(The Financial Times offers up a scathing indictment of the Bush administration this morning. In comparison, the Wall Street Journal has been stridently ideologically suggesting the Repubs spent too much and well... it was Greenspan's fault - have no quarrel with that attribution. At the end of the day, the election of a Black French guy with an Islamic name is Bush's epitaph. Shrub and his minions were of the ideological stripe where they would proclaim that the earth was flat and if you presented a globe to them they would question your patriotism. As a patriot I was thoroughly disgusted by these folks and their debasement of the American ideal. Good riddance and may he fade into obscurity and absurdity. Will highlight just one bit as a counter to the pablum that Bush should be compared to Truman. - AM)
By Edward Luce
Published: January 19 2009 02:00
Not generally a noted fan of scholarship, the outgoing president has developed a habit of plundering episodes from the past in defence of his eight years in office. Among his unknowing allies, Mr Bush has enlisted Theodore Roosevelt (a strong sense of nationalistic purpose), Winston Churchill (unwavering resolve in the face of evil), Ronald Reagan (ditto) and, most of all, Harry S. Truman.
Although a Democrat, the last has proved most helpful. As the statesman who presided over the beginning of the cold war, Mr Truman stood for freedom against tyranny. In spite of his leaving office with what was then a record low voter approval - dragged down by US involvement in the Korean war - history has elevated the plain-spoken and unintellectual Mr Truman into one of America's most respected presidents.
The analogy has proved irresistible to Mr Bush, who departs with the thanks of fewer than one in four Americans. So far it does not have too many takers. "Harry Truman and George Bush both left office with rock-bottom approval ratings," says Strobe Talbott, head of the Brookings Institution, America's most venerable think-tank. "That is as far as the parallel goes."

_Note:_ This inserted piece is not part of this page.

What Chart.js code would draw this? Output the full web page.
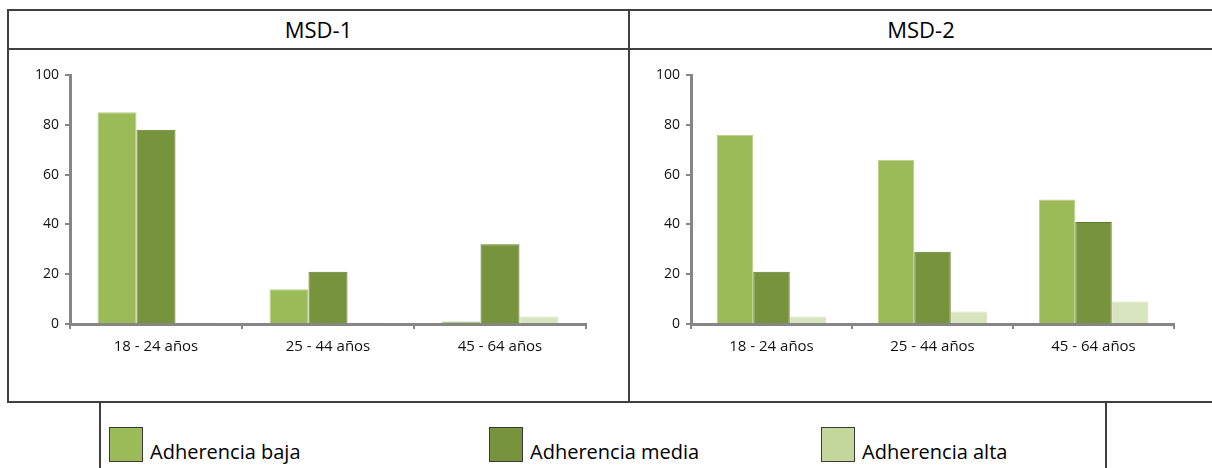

He adds: "Truman set up Nato, strengthened the United Nations and helped lay the groundwork for the European Union - all legacies that persist to this day. Bush leaves no architecture, no institutions, no treaties and no respect for the international rule of law. His unintended legacy may be for America to turn back to those institutions and try to revitalise them after the aberrations of the last eight years."